Strengthening the Economic Role of the United Nations

The implementation of the proposals outlined above - particularly for a Global Development Partnership Agreement and a more reliable transfer of resources - would require a strengthened role of the United Nations. In a genuinely multilateral and participatory system of global development finance, the United Nations (and not the World Bank or the Development Assistance Committee of the OECD) have to be the main body for decision making and policy co-ordination.

The Charter of the United Nations unambiguously states its central role in global macro-economic policy formulation and guidance. But it is no secret that in reality the relevant decisions in this field are taken at the G-7/8 Summits and the Annual Meetings of IMF and World Bank.
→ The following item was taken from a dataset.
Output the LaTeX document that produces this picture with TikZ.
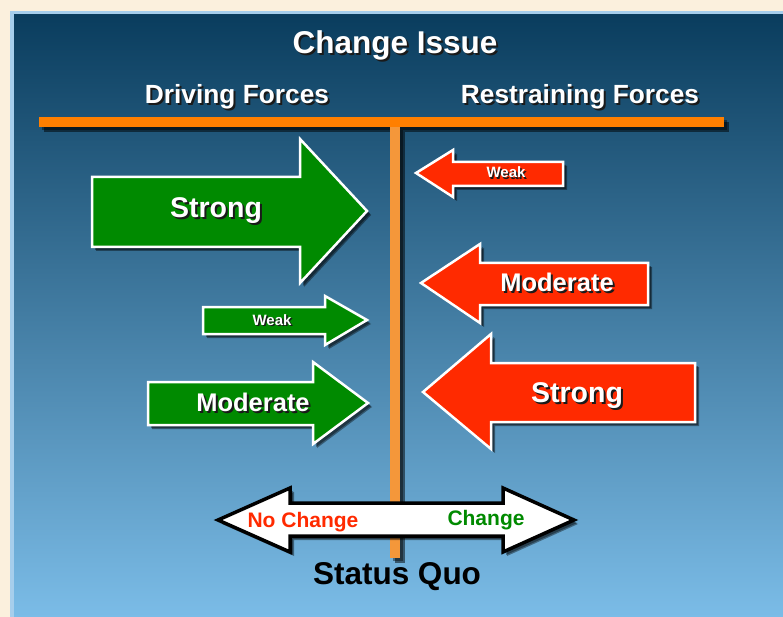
\documentclass[tikz,border=0pt]{standalone}
\usepackage{fontspec}
\setmainfont{Liberation Sans}
\usetikzlibrary{shadows}
\definecolor{beige}{HTML}{FBF0DD}
\definecolor{panelborder}{HTML}{A6CEEC}
\definecolor{paneltop}{HTML}{0A3D5E}
\definecolor{panelmid}{HTML}{4A80A8}
\definecolor{panelbot}{HTML}{7BBCE7}
\definecolor{barorange}{HTML}{FF7F00}
\definecolor{vbarorange}{HTML}{F4973A}
\definecolor{agreen}{HTML}{008A00}
\definecolor{ared}{HTML}{FF2A00}
\definecolor{shadowcol}{HTML}{1A1A1A}
\newcommand\fsz[1]{\bfseries\fontsize{#1}{#1}\selectfont}
\newcommand\shtext[2]{\rlap{\kern#1\raisebox{-#1}{\textcolor{shadowcol}{#2}}}#2}
\tikzset{
  lbl/.style={anchor=base, inner sep=0pt, text=white},
  plainlbl/.style={anchor=base, inner sep=0pt},
  softshadow/.style={drop shadow={shadow xshift=4pt, shadow yshift=-4pt, opacity=0.4, fill=black},
                     drop shadow={shadow xshift=3pt, shadow yshift=-3pt, opacity=0.4, fill=black}},
  forcearrow/.style={draw=white, line width=2.5pt, line join=miter, softshadow},
  greenarrow/.style={forcearrow, fill=agreen},
  redarrow/.style={forcearrow, fill=ared},
  scalearrow/.style={draw=black, fill=white, line width=3.5pt, line join=miter, softshadow},
  barstyle/.style={drop shadow={shadow xshift=5pt, shadow yshift=-5pt, opacity=0.5, fill=black},
                   drop shadow={shadow xshift=3pt, shadow yshift=-3pt, opacity=0.4, fill=black}}
}
\begin{document}
\begin{tikzpicture}[x=1pt, y=-1pt]
\useasboundingbox (0,0) rectangle (783,617);
% background
\fill[beige] (0,0) rectangle (783,617);
\fill[panelborder] (10,11) rectangle (783,617);
\shade[top color=paneltop, middle color=panelmid, bottom color=panelbot] (14,15) rectangle (783,617);
% bars
\fill[barorange, barstyle] (39,117) rectangle (724,127);
\fill[vbarorange, barstyle] (390,127) rectangle (400,558);
% driving forces
\draw[greenarrow] (92,177) -- (300,177) -- (300,139) -- (367,211) -- (300,283) -- (300,247) -- (92,247) -- cycle;
\draw[greenarrow] (203,307) -- (325,307) -- (325,296) -- (367,320) -- (325,345) -- (325,334) -- (203,334) -- cycle;
\draw[greenarrow] (148,382) -- (313,382) -- (313,362) -- (368,403) -- (313,444) -- (313,425) -- (148,425) -- cycle;
% restraining forces
\draw[redarrow] (563,162) -- (453,162) -- (453,150) -- (416,173) -- (453,197) -- (453,186) -- (563,186) -- cycle;
\draw[redarrow] (648,263) -- (480,263) -- (480,244) -- (421,283) -- (480,323) -- (480,305) -- (648,305) -- cycle;
\draw[redarrow] (695,363) -- (491,363) -- (491,334) -- (423,392) -- (491,449) -- (491,422) -- (695,422) -- cycle;
% status quo scale
\draw[scalearrow] (218,520) -- (290,488) -- (290,503) -- (503,503) -- (503,488) -- (574,520) -- (503,552) -- (503,536) -- (290,536) -- (290,552) -- cycle;
% texts
\node[lbl, font=\fsz{31.5}] (title) at (395,54) {\shtext{2pt}{Change Issue}};
\node[lbl, font=\fsz{26.3}] (driving) at (237,104) {\shtext{2pt}{Driving Forces}};
\node[lbl, font=\fsz{26.3}] (restraining) at (580,104) {\shtext{2pt}{Restraining Forces}};
\node[lbl, font=\fsz{28.5}] (gstrong) at (216,218) {\shtext{2pt}{Strong}};
\node[lbl, font=\fsz{15}] (gweak) at (272,325) {\shtext{1.5pt}{Weak}};
\node[lbl, font=\fsz{25.5}] (gmod) at (253,411) {\shtext{2pt}{Moderate}};
\node[lbl, font=\fsz{15}] (rweak) at (506,178) {\shtext{1.5pt}{Weak}};
\node[lbl, font=\fsz{25.5}] (rmod) at (557,291) {\shtext{2pt}{Moderate}};
\node[lbl, font=\fsz{28.5}] (rstrong) at (577,402) {\shtext{2pt}{Strong}};
\node[plainlbl, text=ared, font=\fsz{21}] (nochange) at (303,527) {No Change};
\node[plainlbl, text=agreen, font=\fsz{21}] (change) at (486,525) {Change};
\node[plainlbl, text=black, font=\fsz{31.5}] (statusquo) at (397,584) {Status Quo};
\end{tikzpicture}
\end{document}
The Financing for Development Conference could be a first step to reverse this trend and to revitalize the mandate of the UN in the field of (so called) "hard" economic issues. But other steps must follow. What we need are institutional reforms and a new "division of labour" between the United Nations, the World Bank and the IMF in the system of global development finance, with the United Nations as undisputed lead agency.

Closing remark

In their Millennium Declaration the Heads of State and Government reaffirmed, that solidarity has to be one of the fundamental values which are essential for international relations in the twenty-first century. They stated: "Global challenges must be managed in a way that distributes the costs and burdens fairly in accordance with basic principles of equity and social justice. Those who suffer or who benefit least deserve help from those who benefit most."

If this important commitment shall not remain pure lip-service, it has to be translated into concrete political action. The Financing for Development Conference offers the historic opportunity to give a signal of global solidarity. In order to meet this challenge, Governments frankly have to move beyond the "agreed language" of the past and to take credible steps towards a new North-South partnership.